Dunne's comments could be seen as the first indication of dissent as it has never appeared to be Trapattoni's way to ask his side to string one or two, let alone five or six passes, together.
Trapattoni insisted that his plan for Friday's game was to bypass the midfield where he knew Russia would outnumber Ireland. Russia had superior technical ability, aided by Trapattoni's insistence on ignoring Ireland's most technically gifted players, James McCarthy and Andy Reid. This was confirmed by Dunne's comments. He might have called on the players to take more responsibility but he insisted that the players had followed Trapattoni's wishes.
"Not a lot was said at half-time. We had a game plan at the start of the game and we tried to continue it in the second half and then they scored again. It was probably only a bit of luck with the long ball that gave us some input into the game and gave us a chance. Even when we scored, we never got the ball back until it went out for a throw or a goal kick. We never won the ball back. We weren't going to score a wonderful goal tonight. We were only going to score from a long ball and see what would happen."
Even a conservative coach like Dick Advocaat takes more risks than Trapattoni. Alan Dzagoev may have been in the Russian squad before Advocaat arrived but the Dutchman kept him there. Dzagoev is 20 years old and he played with invention and intelligence at Lansdowne Road on Friday.
Ireland looked to Aiden McGeady for some of these qualities. Where is Aiden McGeady going? He is the footballing embodiment of the life philosophy that it is not the destination which matters but the journey. He may have caused some panic in the Russian goalmouth with a couple of feeble shots which were fumbled by Igor Akinfeev but otherwise it was predictable.
McGeady works in isolation and this is not all his fault. He is asked to attack on his own or at some distance from his team-mates.

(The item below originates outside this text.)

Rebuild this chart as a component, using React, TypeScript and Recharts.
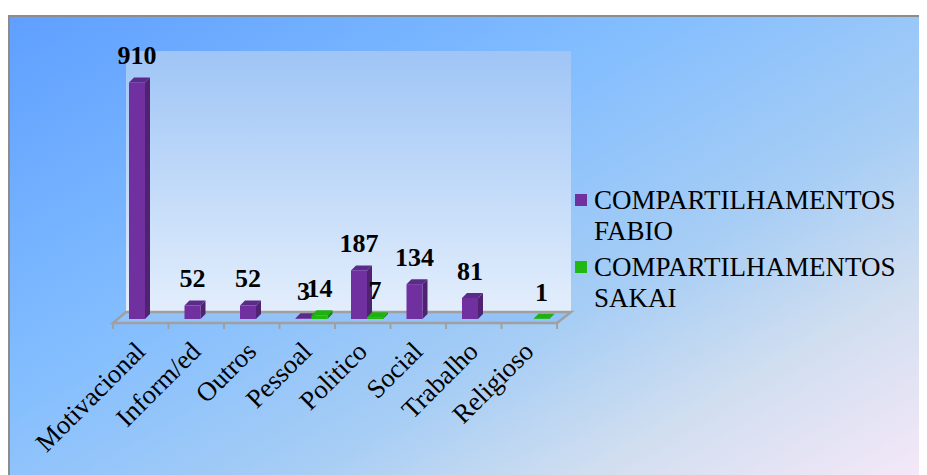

Even if he was prepared to pass, he is rarely given many options.
Ireland had a frenzied opening but there is no point getting nostalgic for a good couple of minutes in front of a home crowd in a stadium which generates a fantastic atmosphere.
Ireland may claim that pride was restored but that is as meaningless as their pre-game huddle and Robbie Keane's arm-waving routine (those who can, do. Those who can't, encourage the crowd).
As they broke from that huddle, Ireland were slow to react from the kick-off as Russia charged forward and the first goal was not a failure of the little details that Trap makes so much of but the pretty big ones. Ireland failed to defend the near post and Sergei Ignashevich made the most of the poor defending before Aleksandr Kerzhakov scored.
This was Ireland's worst home performance since the defeat to Austria in 1995 when the squad prepared by taking Harry's challenge. Fish and chips can't be blamed for Friday night. This was a more complete failure.
After the win in Armenia, Ireland's players queued up to say what a significant victory it was. Slovakia's defeat in Yerevan shows the importance of that result but on Friday night there were many things lacking. This time it was Dunne's turn to point out the failings.
Trapattoni turned to him too on the field, using the prehistoric idea of turning the centre-half into a centre-forward as Ireland chased the game but with no ideas. It may have been a show of pride as Trapattoni insisted but more significantly he also confirmed that he took Kevin Doyle off when the score was 3-0 to rest him for the Slovakia game. Ireland were playing well in garbage time. The game was over.
Crucially, Ireland never looked comfortable defending set-pieces and this is supposed to be Trapattoni's strength. There are deeper problems. Ireland continue the search for a victory against a significant side (even if they did beat France in Paris over 90 minutes) since the Holland game.
Trapattoni insisted there were no excuses but spent some time yesterday detailing them. Only the second goal seemed to stand as a demonstration of Russian superiority. The first (offside) and third (deflection) were just bad luck.
There were also unfortunate realities that no Irish player, present or absent, could correct. In the last qualifiers, Ireland were fortunate to face superior technical opposition who were in disarray.
On Friday night, Russia were supposed to be a mess but instead it turned out they had something to prove. Russian teams are fragile but once they took the lead, they played with absolute conviction. After the game, Advocaat seemed pleased that his side had disrupted Ireland's game plan and forced Trapattoni's team to play long balls. They had disrupted Ireland but that is Trapattoni's game plan. Advocaat was angry afterwards too that such control had been jeopardised in the final portion of the game. "There was no need to be nervous, we controlled the game."
Trapattoni is right to recognise that Ireland's limitations will never allow its players to out-pass more technical sides. But he has followed this philosophy to its most extreme conclusion, choosing at all times the more technically limited player. In Paris, Ireland demonstrated what happens if Ireland play without fear.
Trapattoni takes other lessons. He pointed out yesterday that Russia were beaten by Slovakia because they were, as Jack Charlton would have put it, fannying about at the back. The message seemed to be: Ireland will lose but they will never be self-indulgent.
James McCarthy should have been on the Irish bench but he remains excluded to the bewilderment of many. Trapattoni might make changes for Tuesday but he won't alter his beliefs and his view of Irish players.
"You can make a show or make a result," Trapattoni said after the game on Friday. It is one of his favourites. On Friday, Ireland made a show of not getting a result. It was the opposite of all Trapattoni preaches and all he has made central to his great football life. On Tuesday in Zilina, the result is all that matters.